2015-07-15 11:27:09 +02:00
Tomasz Grabiec
4e5cb05aa4 sstables: Fix heap-buffer-overflow in read_range_rows()
When passing tokens corresponding to 129th key in the sstable to
read_range_rows(), it failed with heap-buffer-overflow pointing to:

      return make_ready_future<uint64_t>(index_list[min_index_idx].position);

The scenario is as follows. We pass the lower bound token, which
corresponds to the first partition of some (not first) summary
page. That token will compare less than any entry in that page (even
less with the key we took it from, cause we want all partitions with
that token), so min_idx will point to the previous summary page
(correct). Then this code tries to locate the position in the previous
page:

  auto m = adjust_binary_search_index(this->binary_search(index_list, minimum_key(), min_token));
  auto min_index_idx = m >= 0 ? m : 0;

binary_search() will return ((-index.list_size()) -1), because the
token is greater than anything in that page. So "m" and
"min_index_idx" will be (index.list_size()-1) after adjusting.

Then the code tried this:

        auto candidate = key_view(bytes_view(index_list[min_index_idx]));
        auto tcandidate = dht::global_partitioner().get_token(candidate);
        if (tcandidate < min_token) {
            min_index_idx++;
        }

The last key compared less than the token also, so min_index_idx is
bumped up to index_list.size().

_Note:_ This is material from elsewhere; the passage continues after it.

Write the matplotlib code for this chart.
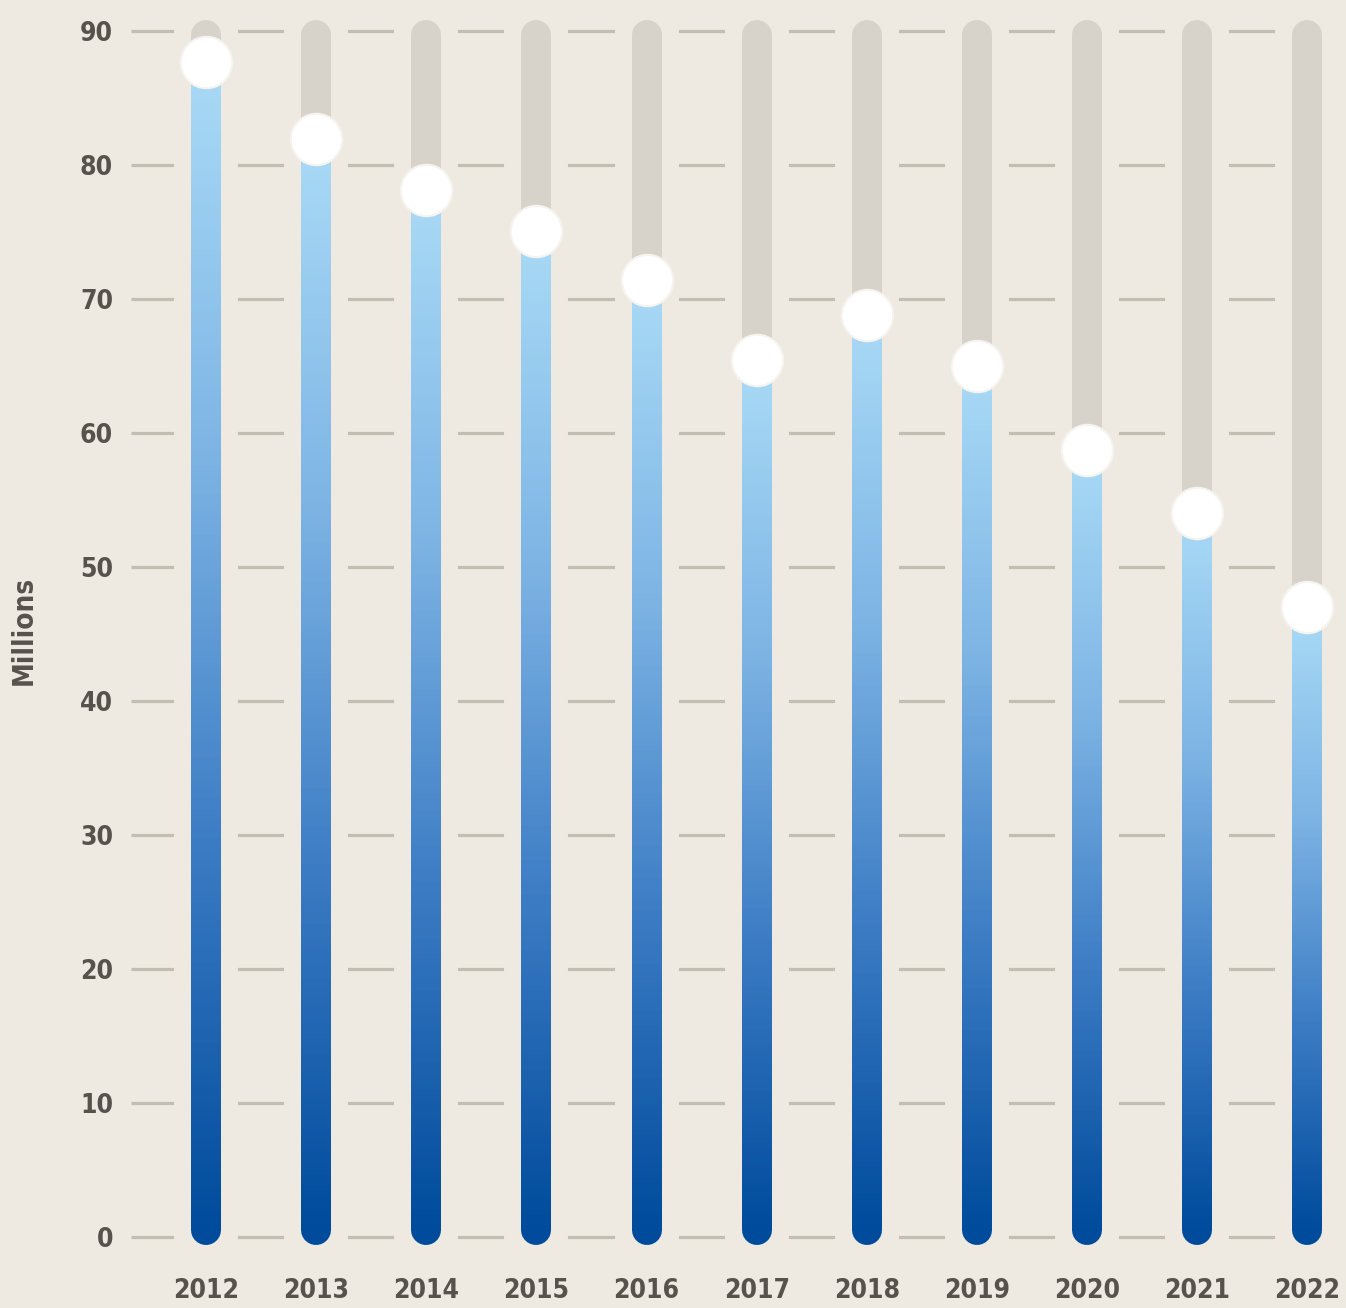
import numpy as np
import matplotlib.pyplot as plt
from matplotlib.colors import LinearSegmentedColormap
from matplotlib.collections import LineCollection

years = ["2012", "2013", "2014", "2015", "2016", "2017", "2018", "2019", "2020", "2021", "2022"]
values = [87.7, 81.9, 78.1, 75.1, 71.4, 65.4, 68.8, 65.0, 58.7, 54.0, 47.0]
yticks = [0, 10, 20, 30, 40, 50, 60, 70, 80, 90]

bg = "#EEEAE2"
track = "#D7D2CA"
gridc = "#C4BDB1"
textc = "#57524C"

plt.rcParams['font.family'] = ['DejaVu Sans']
plt.rcParams['font.stretch'] = 'condensed'

fig = plt.figure(figsize=(13.46, 13.08), dpi=100, facecolor=bg)
ax = fig.add_axes([131/1346, 48/1308, (1346-131)/1346, 1260/1308])
ax.set_facecolor(bg)
for s in ax.spines.values():
    s.set_visible(False)

x = np.arange(len(years))

# gridlines, broken around bars by a background mask
for t in yticks:
    ax.plot([-0.68, 10], [t, t], color=gridc, lw=2.3, zorder=1, solid_capstyle='butt')
for xi in x:
    ax.plot([xi, xi], [-1.5, 92], color=bg, lw=46, zorder=2, solid_capstyle='butt')

cmap = LinearSegmentedColormap.from_list("b", ["#004B9C", "#3C7CC4", "#7DB4E4", "#A9DAF6"])
n = 200

for xi, v in zip(x, values):
    # grey track
    ax.plot([xi, xi], [1, 89.7], color=track, lw=21.6, solid_capstyle='round', zorder=3)
    # rounded bottom cap
    ax.plot([xi, xi], [0.55, 3], color="#004B9C", lw=21.6, solid_capstyle='round', zorder=4)
    ys = np.linspace(0.55, v, n + 1)
    segs = [[(xi, ys[i]), (xi, ys[i + 1] + 0.05)] for i in range(n)]
    lc = LineCollection(segs, colors=cmap(np.linspace(0, 1, n)), linewidths=21.6,
                        capstyle='butt', zorder=5)
    ax.add_collection(lc)
    ax.plot(xi, v, 'o', ms=37, color='white', mec='#F7F4EF', mew=1.5, zorder=6)

ax.set_xlim(-0.68, 10.35)
ax.set_ylim(-1.72, 92.3)
ax.set_yticks(yticks)
ax.set_yticklabels([str(t) for t in yticks], fontsize=19, color=textc, fontweight='bold')
ax.set_xticks(x)
ax.set_xticklabels(years, fontsize=19, color=textc, fontweight='bold')
ax.tick_params(axis='y', length=0, pad=13)
ax.tick_params(axis='x', length=0, pad=13)
ax.set_ylabel("Millions", fontsize=20, color=textc, fontweight='bold', labelpad=30)

fig.savefig("out.png", dpi=100, facecolor=bg)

It then tried to use this too large
index on index_list, which caused buffer overflow.

We clearly need to return the first position of the next page in this
case, and this change does it indirectly by calling
data_end_position(), which also handles edge cases like if there is no
next summary page.

I reimplemented the logic top-down, and found that the last special
casing for tcandidate was not needed, so I removed it.
2015-07-14 19:58:17 +02:00
Tomasz Grabiec
2a491b2076 sstables: Fix bug in read_range_rows()
The method was using the same summary page for both min and max
tokens, whereas they can be different if they're distant enough from
each other.
2015-07-14 19:58:17 +02:00
Avi Kivity
99a15de9e5 logger: de-thread_local-ize logger
The logger class constructor registers itself with the logger registry,
in order to enable dynamically setting log levels.  However, since
thread_local variables may be (and are) initialized at the time of first
use, when the program starts up no loggers are registered.

Fix by making loggers global, not thread_local.  This requires that the
registry use locking to prevent registration happening on different threads
from corrupting the registry.

Note that technically global variables can also be initialized at the
point of first use, and there is no portable way for classes to self-register.
However this is the best we can do.
2015-07-14 17:18:11 +03:00
Raphael S. Carvalho
d3a83aa549 sstables: finish streaming_histogram::update
This method was incomplete, and thus would fail if map size were
greater than max_bin_size, bringing the application down.

Signed-off-by: Raphael S. Carvalho <raphaelsc@cloudius-systems.com>
Reviewed-by: Pekka Enberg <penberg@cloudius-systems.com>
2015-07-12 11:06:03 +03:00